UK Peatland Code designed to attract private funds
- Published
Private investors are being invited to help fund the restoration of about one half of the UK's peatlands.
The Peatland Code, say its developers, has been designed to link potential private funders with accredited restoration projects.
The habitat has been calculated to store three billion tonnes of carbon, more than 20 times the amount locked away in the UK's forests.
The code was launched at the World Forum on Natural Capital in Edinburgh.
The initiative has been developed by the IUCN UK Peatland Programme, which promotes the restoration of the UK's peatlands, and is overseen by a number of environmental bodies including: Scottish Wildlife Trust, the RSPB, the John Muir Trust and the Yorkshire Wildlife Trust.
"Peatlands are arguably the UK's greatest reserve of natural capital," said Peatland Code Chairman Paul Vaight.
Speaking at the code's launch, Mr Vaight said that the majority of the nation's peatland habitat were in a poor state of repair.
However, he added that they were relatively cheap and easy to restore. Once the dominant vegetation, sphagnum moss, had returned, the peatland began absorbing carbon once again.

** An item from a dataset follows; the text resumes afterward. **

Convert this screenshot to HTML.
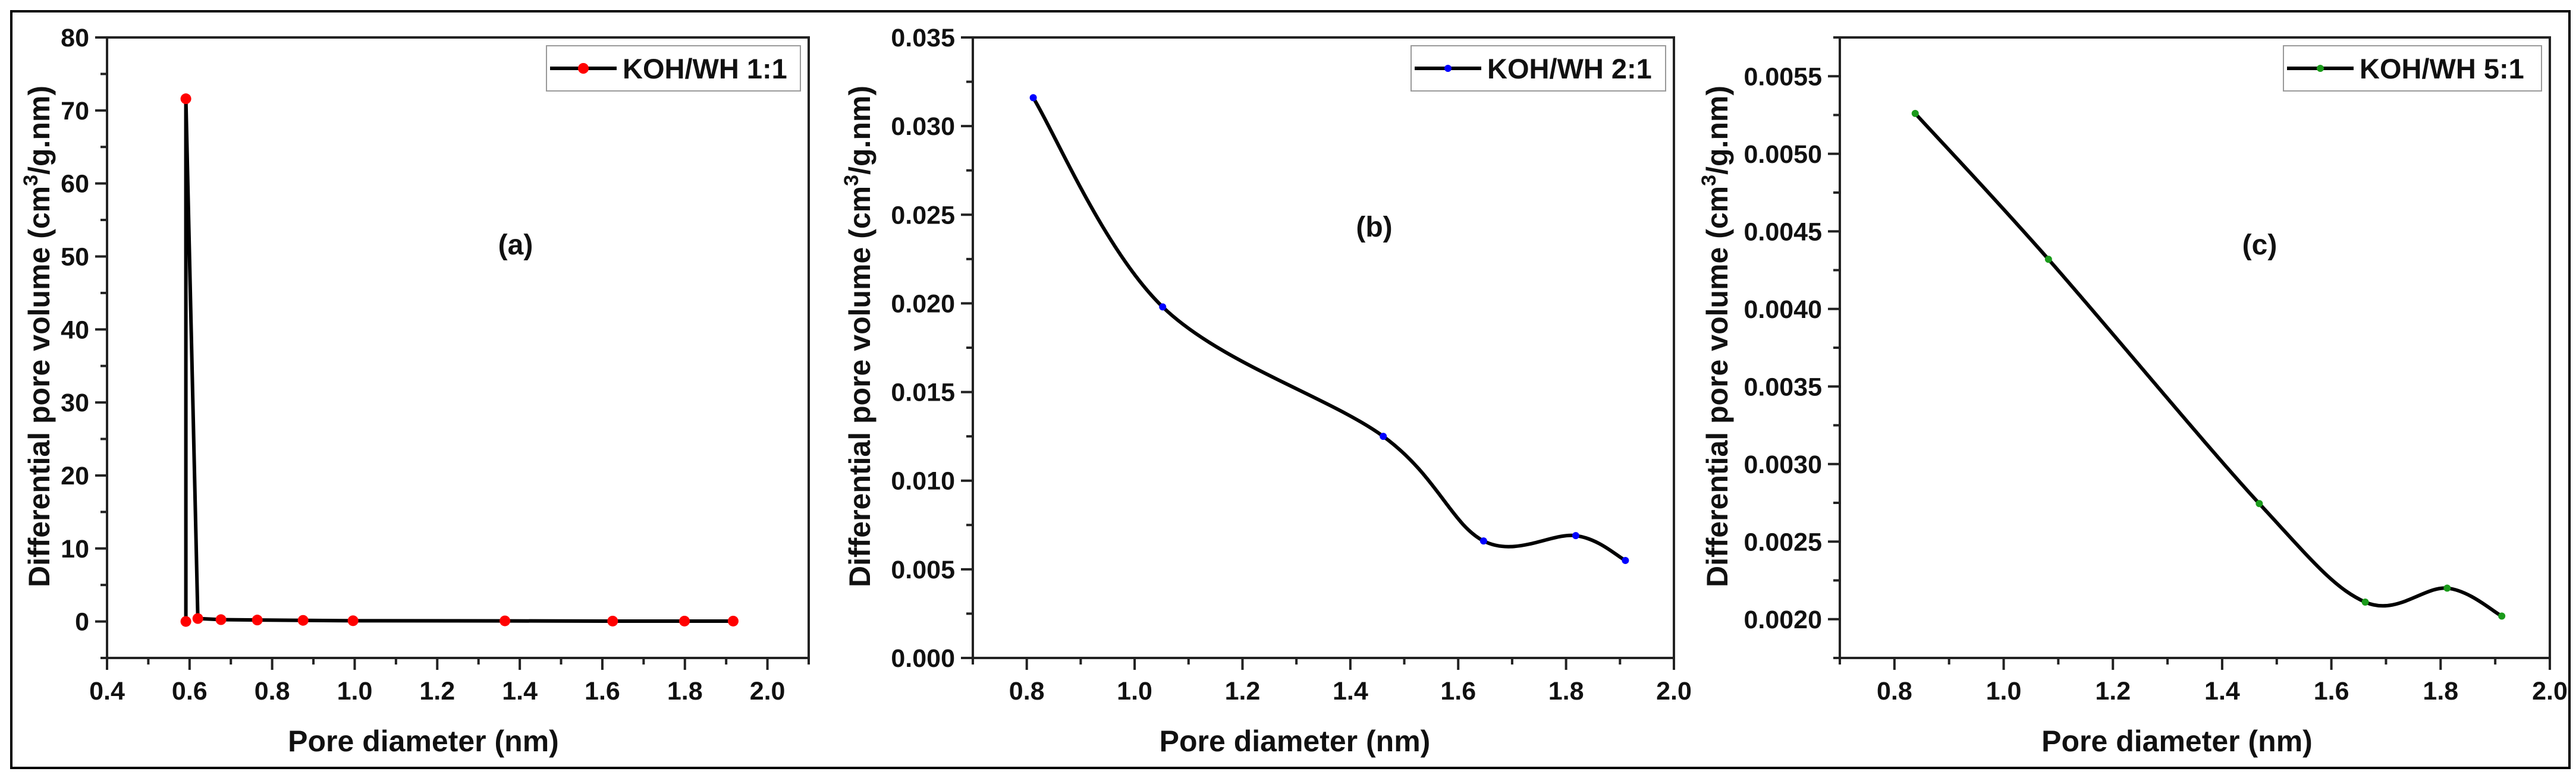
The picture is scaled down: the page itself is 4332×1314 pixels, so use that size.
<!DOCTYPE html>
<html><head><meta charset="utf-8"><style>
html,body{margin:0;padding:0;background:#fff}
svg{display:block;font-family:"Liberation Sans",Arial,sans-serif;font-weight:bold}
</style></head><body>
<svg id="fig" width="4332" height="1314" viewBox="0 0 4332 1314" xmlns="http://www.w3.org/2000/svg">
<rect x="19" y="19" width="4302" height="1273" fill="none" stroke="#000" stroke-width="4"/>
</svg>
<script>
// Panel (a) data
const xA = [0.591, 0.591, 0.620, 0.676, 0.764, 0.875, 0.996, 1.364, 1.625, 1.799, 1.917];
const yA = [0, 71.6, 0.4, 0.25, 0.2, 0.15, 0.1, 0.08, 0.05, 0.05, 0.05];
const xTicksA = [0.4, 0.6, 0.8, 1.0, 1.2, 1.4, 1.6, 1.8, 2.0];
const yTicksA = [0, 10, 20, 30, 40, 50, 60, 70, 80];
const yLabelsA = ["0", "10", "20", "30", "40", "50", "60", "70", "80"];
// Panel (b) data
const xB = [0.812, 1.052, 1.461, 1.647, 1.818, 1.910];
const yB = [0.0316, 0.0198, 0.0125, 0.0066, 0.0069, 0.0055];
const xTicksB = [0.8, 1.0, 1.2, 1.4, 1.6, 1.8, 2.0];
const yTicksB = [0, 0.005, 0.010, 0.015, 0.020, 0.025, 0.030, 0.035];
const yLabelsB = ["0.000", "0.005", "0.010", "0.015", "0.020", "0.025", "0.030", "0.035"];
// Panel (c) data
const xC = [0.838, 1.082, 1.468, 1.662, 1.812, 1.912];
const yC = [0.00526, 0.00432, 0.002745, 0.00211, 0.00220, 0.00202];
const xTicksC = [0.8, 1.0, 1.2, 1.4, 1.6, 1.8, 2.0];
const yTicksC = [0.0020, 0.0025, 0.0030, 0.0035, 0.0040, 0.0045, 0.0050, 0.0055];
const yLabelsC = ["0.0020", "0.0025", "0.0030", "0.0035", "0.0040", "0.0045", "0.0050", "0.0055"];

const NS = "http://www.w3.org/2000/svg";
const svg = document.getElementById("fig");
function mk(tag, attrs, parent) {
  const e = document.createElementNS(NS, tag);
  for (const k in attrs) e.setAttribute(k, attrs[k]);
  (parent || svg).appendChild(e);
  return e;
}
function catmull(pts) {
  let d = "M" + pts[0][0] + "," + pts[0][1];
  for (let i = 0; i < pts.length - 1; i++) {
    const p0 = pts[Math.max(0, i - 1)], p1 = pts[i], p2 = pts[i + 1], p3 = pts[Math.min(pts.length - 1, i + 2)];
    const c1x = p1[0] + (p2[0] - p0[0]) / 6, c1y = p1[1] + (p2[1] - p0[1]) / 6;
    const c2x = p2[0] - (p3[0] - p1[0]) / 6, c2y = p2[1] - (p3[1] - p1[1]) / 6;
    d += " C" + c1x + "," + c1y + " " + c2x + "," + c2y + " " + p2[0] + "," + p2[1];
  }
  return d;
}
function panel(cfg) {
  const g = mk("g", {});
  
  
  const L = cfg.left, R = cfg.right, T = 63, B = 1107;
  const sx = v => L + (v - cfg.xmin) / (cfg.xmax - cfg.xmin) * (R - L);
  const sy = v => B - (v - cfg.ymin) / (cfg.ymax - cfg.ymin) * (B - T);
  const frame = mk("rect", {x: L, y: T, width: R - L, height: B - T, fill: "none", stroke: "#222", "stroke-width": 4}, g);
  
  
  // x ticks
  const xstep = xTicksStep(cfg.xticks);
  for (let i = 0; i < cfg.xticks.length; i++) {
    const v = cfg.xticks[i], x = sx(v);
    const t = mk("line", {x1: x, y1: B, x2: x, y2: B + 20, stroke: "#222", "stroke-width": 4}, g);
    
    
    const lb = mk("text", {x: x, y: B + 70, "font-size": 43, "text-anchor": "middle", fill: "#111"}, g);
    lb.textContent = v.toFixed(1);
    
    
  }
  for (let v = cfg.xticks[0] - xstep / 2; v <= cfg.xmax + 1e-9; v += xstep) {
    if (v < cfg.xmin - 1e-9) continue;
    const x = sx(v);
    const t = mk("line", {x1: x, y1: B, x2: x, y2: B + 11, stroke: "#222", "stroke-width": 4}, g);
    
    
  }
  const ystep = cfg.yticks[1] - cfg.yticks[0];
  for (let i = 0; i < cfg.yticks.length; i++) {
    const v = cfg.yticks[i], y = sy(v);
    const t = mk("line", {x1: L - 20, y1: y, x2: L, y2: y, stroke: "#222", "stroke-width": 4}, g);
    
    
    const lb = mk("text", {x: L - 30, y: y + 15, "font-size": 43, "text-anchor": "end", fill: "#111"}, g);
    lb.textContent = cfg.ylabels[i];
    
    
  }
  for (let v = cfg.yticks[0] - ystep / 2; v <= cfg.ymax + 1e-12; v += ystep) {
    if (v < cfg.ymin - 1e-12) continue;
    const y = sy(v);
    const t = mk("line", {x1: L - 11, y1: y, x2: L, y2: y, stroke: "#222", "stroke-width": 4}, g);
    
    
  }
  // series
  const pts = cfg.xs.map((x, i) => [sx(x), sy(cfg.ys[i])]);
  let d;
  if (cfg.smooth) d = catmull(pts);
  else d = "M" + pts.map(p => p[0] + "," + p[1]).join(" L");
  const line = mk("path", {d: d, fill: "none", stroke: "#000", "stroke-width": 6, "stroke-linejoin": "round"}, g);
  
  
  pts.forEach(p => {
    const c = mk("circle", {cx: p[0], cy: p[1], r: cfg.r, fill: cfg.color}, g);
    
    
  });
  // legend
  const lg = mk("g", {}, g);
  
  
  const lx = cfg.legX, ly = 77;
  mk("rect", {x: lx, y: ly, width: cfg.legW, height: 76, fill: "#fff", stroke: "#999", "stroke-width": 2}, lg);
  mk("line", {x1: lx + 6, y1: ly + 38, x2: lx + 118, y2: ly + 38, stroke: "#000", "stroke-width": 6}, lg);
  mk("circle", {cx: lx + 62, cy: ly + 38, r: cfg.r, fill: cfg.color}, lg);
  const lt = mk("text", {x: lx + 128, y: ly + 55, "font-size": 47, fill: "#111"}, lg);
  lt.textContent = cfg.legend;
  
  
  // panel label
  const pl = mk("text", {x: cfg.plX, y: cfg.plY, "font-size": 48, "text-anchor": "middle", fill: "#111"}, g);
  pl.textContent = cfg.tag;
  
  
  // axis titles
  const xt = mk("text", {x: (L + R) / 2 + cfg.xtOff, y: 1264, "font-size": 50, "text-anchor": "middle", fill: "#111"}, g);
  xt.textContent = "Pore diameter (nm)";
  
  
  const yt = mk("text", {x: 0, y: 0, "font-size": 50, "text-anchor": "middle", fill: "#111", transform: "translate(" + cfg.ytX + ",566) rotate(-90)"}, g);
  
  
  const s1 = mk("tspan", {}, yt); s1.textContent = "Differential pore volume (cm";
  const s2 = mk("tspan", {dy: -20, "font-size": 34}, yt); s2.textContent = "3";
  const s3 = mk("tspan", {dy: 20}, yt); s3.textContent = "/g.nm)";
}
function xTicksStep(t) { return t[1] - t[0]; }

panel({name: "panel-a", left: 180, right: 1360, xmin: 0.4, xmax: 2.1, ymin: -5, ymax: 80,
  xticks: xTicksA, yticks: yTicksA, ylabels: yLabelsA, xs: xA, ys: yA, smooth: false,
  color: "#f00", r: 9, legX: 919, legW: 427, legend: "KOH/WH 1:1", tag: "(a)", plX: 867, plY: 428, ytX: 83, xtOff: -58});
panel({name: "panel-b", left: 1636, right: 2815, xmin: 0.7, xmax: 2.0, ymin: 0, ymax: 0.035,
  xticks: xTicksB, yticks: yTicksB, ylabels: yLabelsB, xs: xB, ys: yB, smooth: true,
  color: "#00f", r: 6, legX: 2373, legW: 428, legend: "KOH/WH 2:1", tag: "(b)", plX: 2311, plY: 398, ytX: 1463, xtOff: -48});
panel({name: "panel-c", left: 3094, right: 4288, xmin: 0.7, xmax: 2.0, ymin: 0.00175, ymax: 0.00575,
  xticks: xTicksC, yticks: yTicksC, ylabels: yLabelsC, xs: xC, ys: yC, smooth: true,
  color: "#1a9a1a", r: 6, legX: 3840, legW: 434, legend: "KOH/WH 5:1", tag: "(c)", plX: 3800, plY: 428, ytX: 2905, xtOff: -30});
</script>
</body></html>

"Not only that but a healthy bog acts as an excellent filter for water. This is very important in the UK since about 75% of our water catchment is in peatland areas," he observed.
"It also acts as a break on flash floods, delays water run-off and reduces the scale of water in the rivers."
Peatlands account for about 10% of the UK's land area and stores about three billion tonnes of carbon, more than 20 times the volume stored by the nation's forests.
The code is based on research carried out by teams from Birmingham City and Leeds universities.
Prof Mark Reed, who led the research team at Birmingham City University, said: "Whilst providing valued homes for some of our rare and endangered wildlife, our peatlands act as a huge store of carbon, locking up as half as much as half that found in the Amazon rainforest despite being a hundredth of its size."
International Union for Conservation of Nature (IUCN) UK Peatland Programme director Clifton Bain said the new code provided an opportunity for business leaders to show that they were serious about protecting the UK's natural capital.
The code, its developers say, firstly quantifies the carbon savings made as a result of restoring a peatland. It secondly gives those providing the funds confidence the carbon savings will be made, and deliver wider benefits to the area's wildlife and communities.
Natural standards
The World Forum on Natural Capital also saw the launch of a consultation on a framework that would standardise the way business measure its impacts and dependencies on natural capital.
The Natural Capital Protocol, developed by the Natural Capital Coalition, plans to create a system that allows the value of natural assets into organisations' decision-making processes.
The consultation runs until the end of February 2016, with the first version of the protocol being launched in the summer of 2016.
To date, there are an array of systems to measure and place a financial value on natural capital.
One such system has been developed by US-based organisation Aecom.
"I am an environmental economist and we have these economic notions of capital, such as financial capital and manufactured capital. These are common parlance within business," explained Aecom's Chris White.
"Then you have concepts such as sustainability and CSR (corporate social responsibility), which is generally seen as a separate area and is not viewed as a main issue within the boardroom.
"The idea of a natural capital approach is to try and bring them together. It is to talk about and view the environment as an asset. The idea is that you have a piece of natural capital like a forest and it provides something that is of value to a business over time," Mr White told BBC News.
Legacy sites
One company to have worked with Aecom's natural capital valuation system is National Grid.
"We have more than 600 legacy sites, which are things like gas holder sites and industrial sites that we have inherited from previous activities," explained Stuart Bailey, National Grid's head of sustainability and climate change.
"What we do with these is of interest to us and to our board," he told BBC News. "What we do and what we build has an impact on communities and they have an impact on the environment."
He explained that the challenge within National Grid was establishing a way to convert the environmental costs and benefits of these legacy sites into a "monetary value that our finance people and stakeholders understood".
Using the system developed by Aecom, Mr Bailey said it was possible to get natural capital onto the company's decision-making process.
He used the "negative asset" of an old gas holder site in Burnley, Lancashire, as an example.
"There is no commercial value to that piece of land. Gas holder sites in London have brownfield redevelopment value but in Burnley there is not the demand and it is actually a liability for us.
"We have problems with that site. We have problems with trespass and we have problems with fly tipping.
He explained that a consultation with the local community revealed that residents wanted an open green space that could be used for recreation.
"We have worked with the local authority and the forestry commission on a plan for a community woodland.
"This particular project is not costing us anything to do. It is a site that goes from a value of near zero to a site (using the tool developed by Aecom) with a value of £300,000.
Mr Bailey added: "We also get a few benefits, such as hopefully remove the fly-tipping issue, we get the security sorted and, hopefully, the local community gets some benefits too."